The government of Abu Dhabi is in talks with banks for a $2 billion loan, two sources familiar with the discussions said, a move which would allow the oil-rich emirate to tap new liquidity pools in an era of low oil prices, Reuters reported.
Abu Dhabi, the capital of the United Arab Emirates, sold its latest international bonds in September last year, raising $10 billion for budgetary purposes and garnering almost $20 billion in demand.
It is now working on a “self-arranged loan”, putting together commitments from banks for a potential $2 billion debt facility which, if finalised, would be the government’s first, the two sources familiar with the discussions said.
The Abu Dhabi Department of Finance declined to comment, a spokesman said.

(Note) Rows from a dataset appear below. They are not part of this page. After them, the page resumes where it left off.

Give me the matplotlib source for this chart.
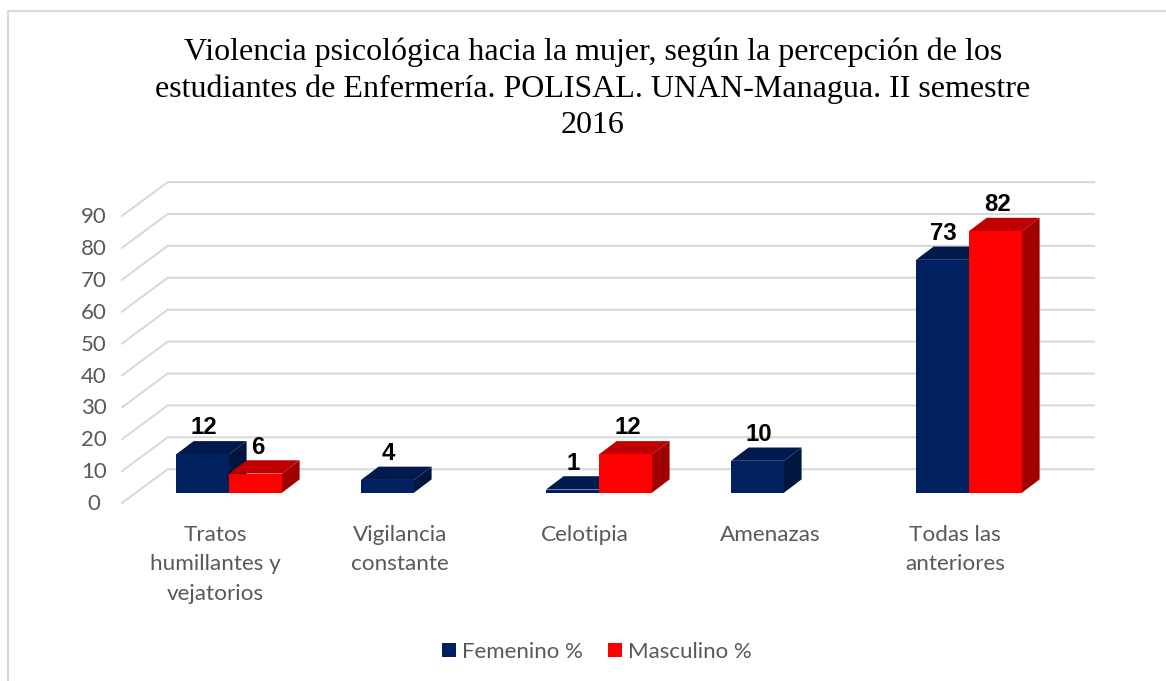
import matplotlib
matplotlib.use("Agg")
import matplotlib.pyplot as plt
from matplotlib.patches import Polygon, Patch

categories = ["Tratos\nhumillantes y\nvejatorios", "Vigilancia\nconstante", "Celotipia", "Amenazas", "Todas las\nanteriores"]
femenino = [12, 4, 1, 10, 73]
masculino = [6, 0, 12, 0, 82]
y_ticks = [0, 10, 20, 30, 40, 50, 60, 70, 80, 90]
title = ("Violencia psicológica hacia la mujer, según la percepción de los\n"
         "estudiantes de Enfermería. POLISAL. UNAN-Managua. II semestre\n"
         "2016")

W, H = 1166, 681
x_px = 185.0      # pixels per category
y_px = 3.19       # pixels per value unit
x0_px = 229.0     # where category 0 sits
y0_px = 492.7     # bar base, value 0

bar_w = 53 / x_px
dx = 17.6 / x_px  # bar depth
dy = 13.3 / y_px

fig = plt.figure(figsize=(W / 100, H / 100), dpi=100)
ax = fig.add_axes([0, 0, 1, 1])
ax.set_xlim(-x0_px / x_px, (W - x0_px) / x_px)
ax.set_ylim((y0_px - H) / y_px, y0_px / y_px)
ax.axis("off")


def px_x(p):
    return (p - x0_px) / x_px


def px_y(p):
    return (y0_px - p) / y_px


# frame round the chart, only left and top are visible
ax.plot([px_x(8.5), px_x(8.5), px_x(W)], [px_y(H), px_y(11), px_y(11)], color="#d9d9d9", lw=1.5, zorder=1)

# back wall and floor gridlines
grid_back = 23.5 / y_px
grid_front = -10.3 / y_px
for v in y_ticks:
    ax.plot([px_x(122), px_x(167.7), px_x(1094)],
            [v + grid_front, v + grid_back, v + grid_back],
            color="#d9d9d9", lw=1.5, zorder=1, solid_joinstyle="miter")
    ax.text(px_x(94), v - 3.6, str(v), ha="center", va="center",
            fontsize=16, color="#595959", family="Lato")


def draw_bar(left, val, front, top, side, z):
    right = left + bar_w
    ax.add_patch(Polygon([(left, 0), (right, 0), (right, val), (left, val)], fc=front, ec="none", zorder=z + 2))
    ax.add_patch(Polygon([(left, val), (right, val), (right + dx, val + dy), (left + dx, val + dy)], fc=top, ec="none", zorder=z + 1))
    ax.add_patch(Polygon([(right, 0), (right + dx, dy), (right + dx, val + dy), (right, val)], fc=side, ec="none", zorder=z))


label_off = 26.5 / y_px
for i in range(len(categories)):
    if femenino[i] > 0:
        draw_bar(i - bar_w, femenino[i], "#002060", "#001a4e", "#00163f", 3)
        ax.text(i - bar_w / 2 + 1 / x_px, femenino[i] + label_off, str(femenino[i]), ha="center", va="center",
                fontsize=17.3, fontweight="bold", color="black", family="Liberation Sans", zorder=10)
    if masculino[i] > 0:
        draw_bar(i, masculino[i], "#ff0000", "#c00000", "#a00000", 6)
        ax.text(i + bar_w / 2 + 2 / x_px, masculino[i] + label_off, str(masculino[i]), ha="center", va="center",
                fontsize=17.3, fontweight="bold", color="black", family="Liberation Sans", zorder=10)
    ax.text(i - 14 / x_px, px_y(525), categories[i], ha="center", va="top",
            fontsize=16.2, color="#595959", family="Lato", linespacing=1.58)

ax.text(px_x(593), px_y(88.7), title, ha="center", va="center", fontsize=23.05,
        color="black", family="Liberation Serif", linespacing=1.34)

handles = [Patch(fc="#002060", label="Femenino %"), Patch(fc="#ff0000", label="Masculino %")]
leg = ax.legend(handles=handles, ncol=2, frameon=False, loc="center",
                bbox_to_anchor=(597 / W, 1 - 652 / H), handlelength=0.63, handleheight=0.63,
                handletextpad=0.25, columnspacing=1.15, labelcolor="#595959",
                prop={"family": "Lato", "size": 16})

fig.savefig("out.png", dpi=100)
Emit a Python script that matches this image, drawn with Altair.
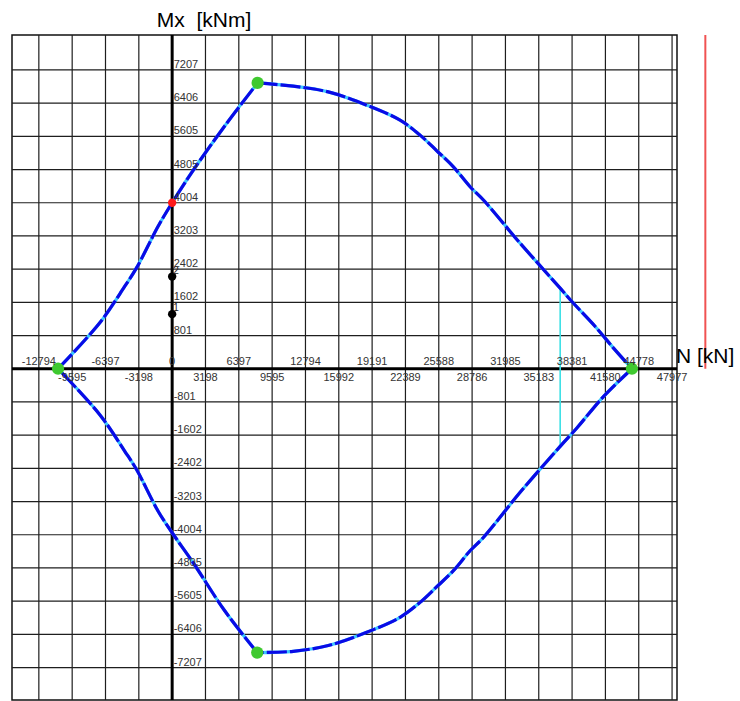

Rated AA by S&P and Fitch and Aa2 by Moody’s, Abu Dhabi has one of the world’s largest sovereign net foreign asset positions and low levels of debt, but its fiscal balance depends almost entirely on revenue from hydrocarbon royalties and taxes and dividends received from ADNOC, its national oil company.
Sources told Reuters earlier this month that the emirate had been in discussions with banks for potential issues in the debt markets this year as part of plans to engage global fixed income investors on a more regular basis.
Discussions with potential bond advisers were put on hold about two weeks ago, said one of the two sources and a third source familiar with the matter.
A fourth source said it would make sense for the emirate to tap different pools of liquidity after its latest $10 billion jumbo bond.